Interviews und Fragebögen: die große Inventur
WIESBADEN/MÜNCHEN Es ist die erste große bundesweite Inventur im wiedervereinigten Deutschland überhaupt: Am heutigen Dienstag laufen auch in Bayern die Interviews zur Volkszählung an. Der offizielle Stichtag für die Zählung ist der gestrige 9. Mai. Für diesen Tag soll die Aktion eine Momentaufnahme Deutschlands bringen als Datengrundlage für viele Entscheidungen: Wie viele Menschen leben hier, wie wohnen und wie arbeiten sie? Die AZ klärt die wichtigsten Fragen:
Wer ist betroffen? Erstmals wird nicht das ganze Volk befragt, sondern eine Stichprobe von zehn Prozent der Menschen in Deutschland. Durch moderne Methoden lässt sich so dennoch ein Komplettbild ermitteln, versichern die Statistiker. Komplett erfasst werden lediglich alle Immobilienbesitzer, sie erhalten einen eigenen Fragebogen. Dazu kommt noch eine Befragung aller Menschen, die in festen Einrichtungen leben, sogar in Gefängnissen. Dort füllt aber die Anstaltsleitung aus. Insgesamt wird somit rund ein Drittel der Bevölkerung befragt.

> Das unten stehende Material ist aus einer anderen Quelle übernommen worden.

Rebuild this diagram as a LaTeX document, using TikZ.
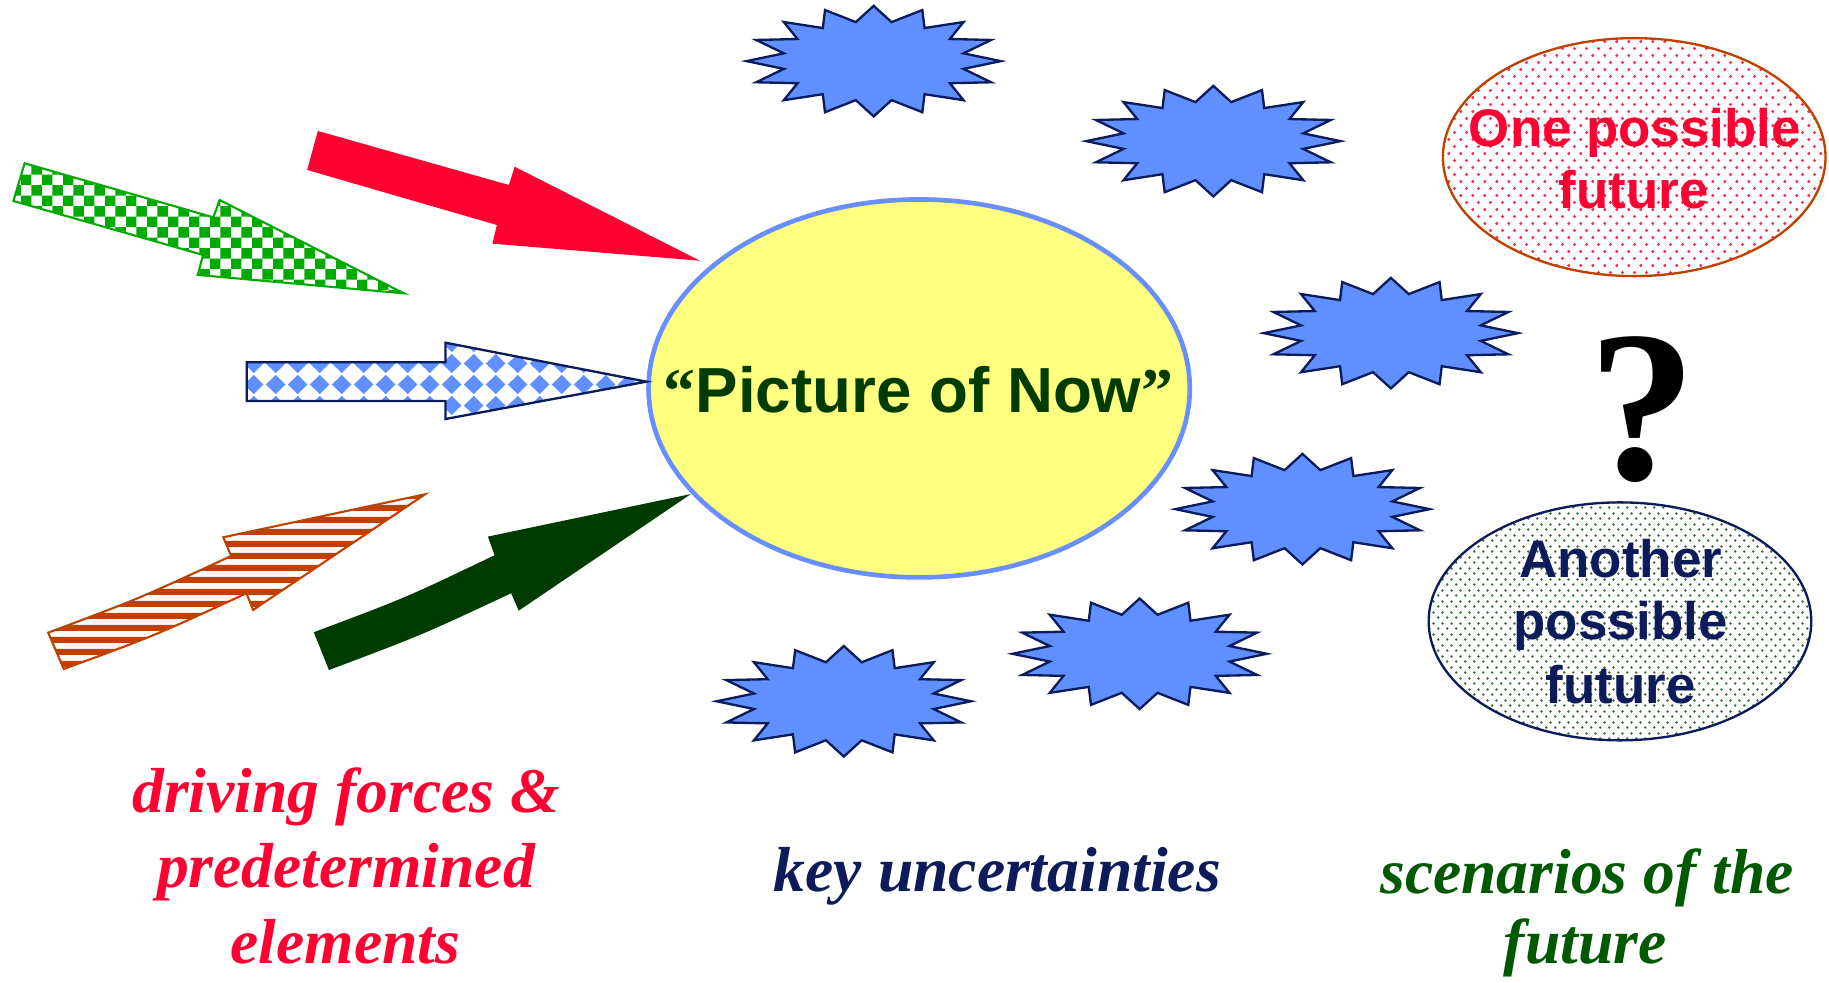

Wie wird gefragt? Die Interviewer, gut 14500 sind es in Bayern, kommen ins Haus, kündigen sich aber vorher schriftlich an. Sie haben einen Ausweis und brauchen angeblich zwischen 10 und 30 Minuten. Wer will, kann seinen Fragebogen auch online ausfüllen oder per Post schicken. Dann muss er aber das Porto selbst bezahlen. Das hat bereits für Proteste gesorgt, ist aber rechtens. Ausschließlich online oder schriftlich läuft die Immobilienbefragung. Auch hier ist beim Postweg Porto fällig. Links zu den Musterfragebögen finden Sie hier.
Geht es auch ohne Termin? Nein. Denn die Interviewer müssen nicht nur die Fragebögen loswerden, sie haben auch die Aufgabe der „Existenzfeststellung”, sprich: Sie müssen mit Hilfe eines Anwesenden ermitteln, wer überhaupt in der jeweiligen Wohnung wohnt.
Und wenn ich nicht antworten will? Das ist egal: Bei Volksbefragungen besteht Auskunftspflicht, wer sich weigert, muss Bußgeld von bis zu 500 Euro bezahlen. Die Statistischen Ämter verweisen darauf, dass die ganze Zählung nur brauchbar ist, wenn sie nicht von einzelnen boykottiert wird.
Was passiert mit den Daten? Nach den Protesten in den Achtziger Jahren gegen die damalige Volkszählung bemüht sich das Statistische Bundesamt um Entspannung. Niemand müsse fürchten, dass persönliche Daten an Melde, Finanz- und Sozialämter weitergegeben würden, sagte Präsident Roderich Egeler zum Auftakt. Kritiker bemängeln, dass auch diskriminierende Fragen enthalten seien, etwa nach dem Geburstort.
Was kostet die Volkszählung? Voraussichtlich 710 Millionen Euro. Der Großteil der Arbeit beginnt erst, wenn die Befragungen im August abgeschlossen sind. Dann wird ausgewertet, erste Ergebnisse soll es im November 2012 geben.